Industrial output picked up slightly from April to rise 9.6 percent from a year earlier. But that was below expectations.
Retail sales were short of expectations, growing at their slowest pace since February 2011, and investment in the likes of real estate, infrastructure and factories increased at its weakest year-to-date pace in close to a decade.
Consumer price inflation eased to 3.0 percent, below expectations and the lowest level since the middle of 2010. Producer prices fell 1.4 percent from a year ago, the third straight month of producer price deflation.
"The slide in PPI... points to considerable sluggishness in domestic manufacturing activity," said Xianfang Ren, an economist at IHS Global in Beijing.
But the surprisingly strong trade figures did little to lift confidence given Europe is mired in a widening debt crisis, which claimed Spain this weekend as the fourth country to seek financial support.
"The trade situation is still relatively grim," China's Commerce Minister, Chen Deming, was paraphrased as saying by the official Xinhua news agency. "If lucky, we will be able to keep annual growth of around 10 percent.
TRADE SURPRISE
Imports gained 12.7 percent, more than double expectations, and well above April's 0.3 percent rise.
A big surprise was a surge in copper imports, normally an indicator of economic activity. Three-month copper prices posted their biggest gain in two months after the data.
Crude oil imports hit a record high of 6 million barrels a day.
Exports rose 15.3 percent in May from a year earlier, more than double expectations, and up from April's 4.9 percent rise, leaving an $18.7 billion trade surplus, the biggest since January.
A decline in the yuan against the dollar in May could possibly have helped exports, HSBC said in a client note.
Exports to the United States rose 23 percent in the first five months of this year compared with a year earlier, the strongest year-to-date pace in 2012.
Shipments to the European Union - China's biggest foreign customer - grew 3.4 percent on the same basis, the highest since January. The pace of exports to Southeast Asia hit a three-month high.
But reflecting the grim view on external demand, some exporters said they had seen no sign of a pickup.
"We haven't seen any improvements - our orders are not full," said Chen Lifeng, vice general manager of Ningbo Tengsheng Garments in the eastern coastal province of Zhejiang.
"Our market is Europe and we don't know whether and when demand will pick up."
Ye Lianghua, deputy general manager at Ningbo Cixi Import and Export, also in Zhejiang, said China's high exports growth is a thing of the past.
"It's over. It will be good to have a steady growth rate, even if it's lower than before," Ye said.
Signs of the domestic economy's struggle in April and May explain policymakers' heightened concerns. At the same time, the fall in consumer inflation to well below the official 2012 target of 4.0 percent gave them room to cut rates, analysts said.
A cyclical drop in pork prices, a staple meat in China, has helped bring inflation down, although fresh vegetable prices remain stubbornly high.
These are key price indicators for policymakers, always sensitive to social stability and more so this year when the Communist Party will select a new leadership.
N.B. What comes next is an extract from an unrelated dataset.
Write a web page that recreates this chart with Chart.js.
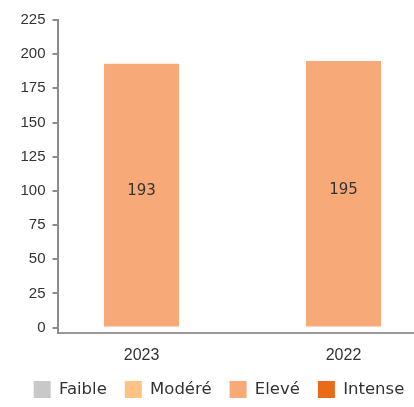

The transition has already been unsettled by the purge of populist politician Bo Xilai, who had ambitions to be elevated to China's top decision making body, and the murder scandal surrounding his fall.
Beijing wants to bring real estate developers to heel following a building frenzy sparked by a 4-trillion-yuan stimulus package during the global financial crisis, thereby addressing common people's complaints that housing prices are too high. But equally it hardly wants a sharp downturn to bring citizens into the streets, analysts say.
Beijing could offer more policy support for the economy if needed to combat risks from the euro zone debt crisis and to promote stability, analysts said.
"Monetary policy should continue to lean towards loosening," said Wang Jun, an economist at the government-backed think tank China Center for International Economic Exchange.